Nuccio Bertone’s busy life also led to a long collaborative relationship with NSU of Germany, whose utility Prinz 4 model (two-cylinder 583 cc rear engine, 20 hp at 4600 rpm) seemed sufficient to be accompanied by a faster version (30 hp at 5800 rpm) with a coupé body. Bertone developed a prototype of beautiful lines, exploiting the stylistic criteria in vogue at the time (bonnet low and flat, fastback tail with large rear window, fins in evidence on the rear wings). The NSU Prinz Sport went into production in March 1959, and 18,261 examples had been manufactured by the end of 1965.
Perhaps the best remembered NSU motor car is the Wankel-engined Ro80, but those looking for a small car in the late 50s and early 60s may have considered the diminutive Prinz range. The NSU Prinz was introduced in 1957 when bubble cars were still selling well, and there was a healthy market for small cars that could accommodate four people in moderate comfort. The first NSU Prinz was sold from 1957 through to 1962, by which time a boxier replacement had already been introduced.

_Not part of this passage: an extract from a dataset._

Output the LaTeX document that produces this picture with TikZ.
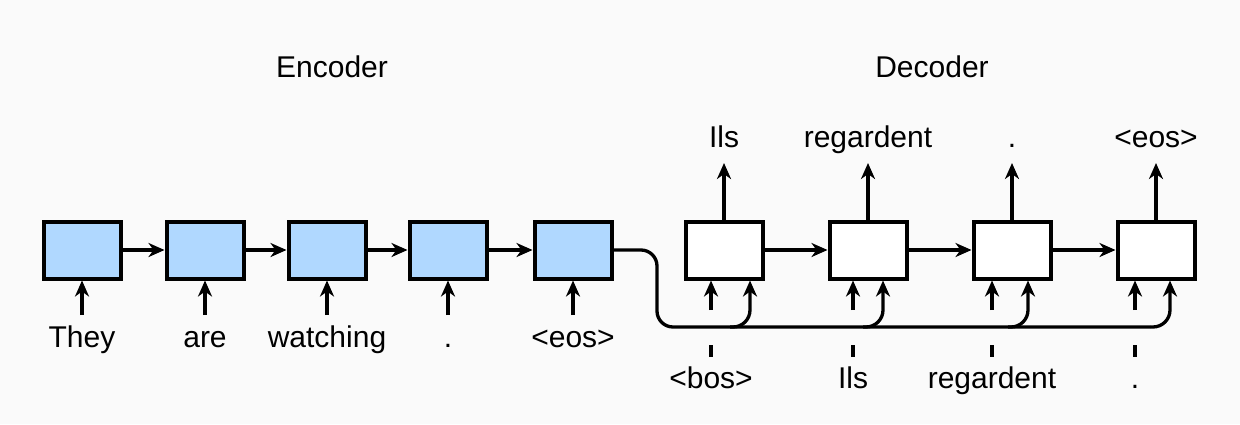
\documentclass[tikz,border=0pt]{standalone}
\usepackage{fontspec}
\setmainfont{Liberation Sans}
\usetikzlibrary{arrows.meta}
\usepackage{xcolor}
\definecolor{cellblue}{RGB}{176,216,255}
\definecolor{bggray}{RGB}{250,250,250}
\tikzset{
    cell/.style={draw, line width=4pt, minimum width=77pt, minimum height=57pt, inner sep=0pt},
    enccell/.style={cell, fill=cellblue},
    deccell/.style={cell, fill=white},
    word/.style={anchor=base, inner sep=0pt, font=\fontsize{30}{36}\selectfont},
    flow/.style={line width=3.3pt, -{Stealth[length=16pt,width=14pt,inset=5pt]}},
    wire/.style={line width=3.3pt}
}

\begin{document}
\begin{tikzpicture}[x=1pt,y=-1pt]
    \useasboundingbox (0,0) rectangle (1240,424);
    \fill[bggray] (0,0) rectangle (1240,424);
    \node[word] (enctitle) at (332,77) {Encoder};
    \node[word] (dectitle) at (932,77) {Decoder};
    % encoder side
    \foreach \i/\x/\w in {1/82/They, 2/205/are, 3/327/watching, 4/448/., 5/573/<eos>} {
        \node[enccell] (enc\i) at (\x,250) {};
        \node[word] (src\i) at (\x,347) {\w};
        \coordinate (srcin\i) at (\x,315);
        \draw[flow] (srcin\i) -- (enc\i);
    }
    \foreach \i/\j in {1/2, 2/3, 3/4, 4/5}
        \draw[flow] (enc\i) -- (enc\j);
    % decoder side
    \foreach \i/\x/\out/\inp/\l/\r in {1/724/Ils/<bos>/711/750, 2/868/regardent/Ils/853/883,
                                       3/1012/./regardent/992/1028, 4/1156/<eos>/./1135/1170} {
        \node[deccell] (dec\i) at (\x,250) {};
        \node[word] (tgt\i) at (\x,147) {\out};
        \coordinate (tgtout\i) at (\x,163);
        \draw[flow] (dec\i) -- (tgtout\i);
        \node[word] (prev\i) at (\l,388) {\inp};
        \coordinate (tick\i) at (\l,345);
        \draw[wire] (tick\i) -- ++(0,12);
        \coordinate (previn\i) at (\l,310);
        \draw[flow] (previn\i) -- (dec\i.south -| previn\i);
        \coordinate (tap\i) at (\r,327);
        \draw[flow, rounded corners=17pt] ([xshift=-20pt]tap\i) -| (dec\i.south -| tap\i);
    }
    \foreach \i/\j in {1/2, 2/3, 3/4}
        \draw[flow] (dec\i) -- (dec\j);
    % state handed to the decoder
    \coordinate (bend) at (657,327);
    \draw[wire, rounded corners=16pt] (enc5.east) -| (bend) -- ([xshift=-20pt]tap4);
\end{tikzpicture}
\end{document}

In 1958 the first Sport Prinz was launched, featuring a rakish coupe bodyshell designed by Bertone of Turin. Approximately 20,800 Sport Prinz were built, powered by the same twin-cylinder rear-mounted engine as the contemporary Prinz saloons. In 1961 the boxy 598cc Prinz 4 was introduced, replacing the earlier car in 1962. To look, there were hints of Chevrolet Corvair (in miniature) in its styling, and there would be even more in common with the Hillman Imp of 1963, coincidentally also a rear-engined car.